Lebih frustrasi lagi kalau papa mamanya aktif di gereja, apalagi sebagai pendeta atau Gembala Sidang. Kefrustrasian tersebut bisa diwujudkan dengan hidup sembarangan. Maka tidak heran jika anak aktivis, anak pendeta mengonsumsi narkoba, hidup dalam pergaulan bebas, dan lain sebagainya. Hal itu karena mereka tidak “tergarami.” Kiranya ini menjadi peringatan untuk kita semua. Terutama untuk para rohaniwan—apalagi sebagai Gembala Sidang—ada harga yang harus dibayar dan mahal sekali. Kita harus menjaga kehidupan agar tidak menjadi batu sandungan. 

Tentu saja setan atau kuasa kegelapan mengerti bagaimana seseorang dijadikan batu sandungan. Misalnya warna kita putih, tetapi dihembuskan warnanya merah. Ini yang namanya character assassination; pembunuhan karakter. Seorang hamba Tuhan tidak boleh takut sama sekali terhadap character assassination. Yang penting, dia benar. Makin benar, pasti makin dibela Tuhan, dan akan dibimbing untuk hidup lebih benar. Hal itu adalah berkat. Waktu akan membuktikannya. 

Maka, kalau kita ingin anak-anak kita menjadi rohani, takut akan Allah, kita harus memancarkan kehadiran Allah dalam hidup kita. Anak bisa menjadi peta atau potret dari kehidupan orang tuanya. Tahukah kita bahwa bulan itu sebenarnya tidak memiliki cahaya? Kalau kita melihat bulan bercahaya, itu hanya memancarkan terang yang diterima dari matahari.
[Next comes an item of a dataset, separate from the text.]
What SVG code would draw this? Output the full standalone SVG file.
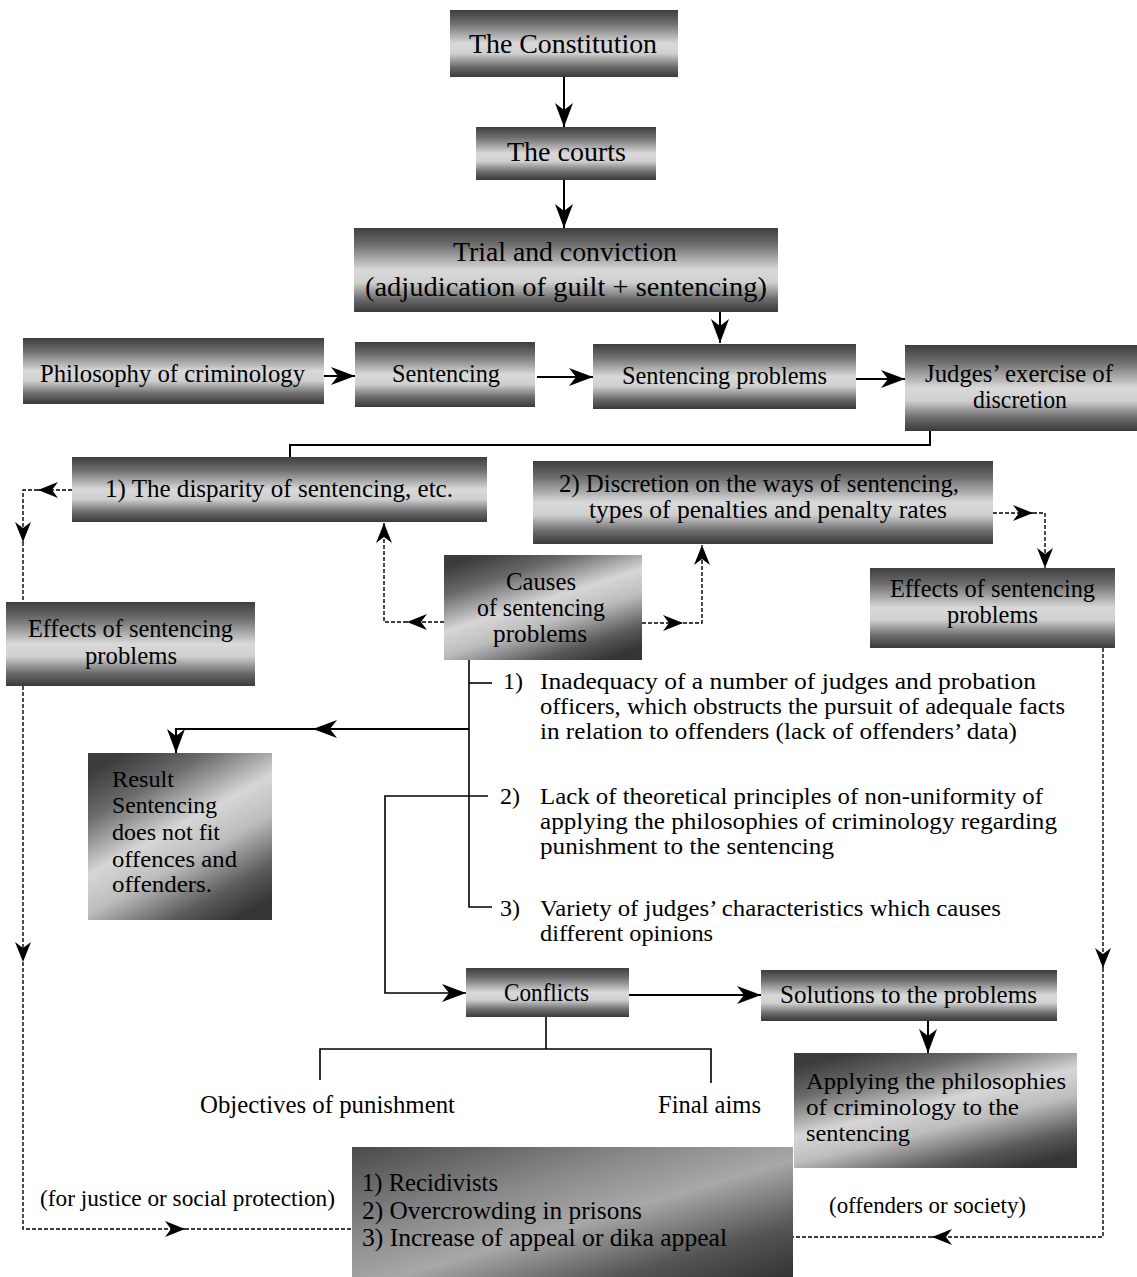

Seseorang yang benar-benar berinteraksi dengan Allah, maka dia akan memancarkan terang Allah. Kita mewarisi kekristenan yang meleset, karena tidak serius memperkarakan apakah hidup kita telah memancarkan terangnya Tuhan atau tidak. 

Sebaliknya, manusia yang serupa dengan dunia ini akan memancarkan warna dunia. Dari penampilan, sikap, perkataan, apa yang dikenakan, gaya hidup, dan perilaku. Firman Tuhan mengatakan di dalam Roma 12:2 agar kita tidak serupa dengan dunia ini. Sebaliknya, kita harus serupa dengan Allah, serupa dengan Tuhan. Dulu kita serupa dengan dunia, kita mewarisi dan menyerap spirit dunia, yang terekspresi dari perilaku kita. Kalau marah, kita mengumpat, bersungut-sungut, mengatai orang, membalas dendam kalau disakiti, dan lain sebagainya. Tetapi kita sekarang harus serupa dengan Tuhan, bukan dengan dunia. Oleh sebab itu, kita harus sungguh-sungguh mencari Tuhan. 

Pergi ke gereja bukan berarti sudah mencari Tuhan secara penuh; itu baru sebagian usaha kita mencari Tuhan. Kalau gereja tidak mengajarkan kebenaran, tidak menghadirkan hadirat Allah, maka jemaat pulang seperti pasien ke rumah sakit tanpa perawatan. Jadi tidak heran ada orang Kristen yang dari kecil ke Sekolah Minggu, namun sampai tua tidak nampak pertumbuhan karakter Kristus dalam hidupnya. Mungkin dia makin bijaksana atau makin sabar, tetapi ia tidak menunjukkan kecemerlangan Allah. 

Kalau kita benar-benar memercayai bahwa Allah yang kita sembah adalah Allah

yang hidup, yang nyata, dan Mahahadir, maka keyakinan tersebut

pasti akan terpancar nyata dalam hidup;

yang bisa dilihat dan dirasakan orang di sekitar kita.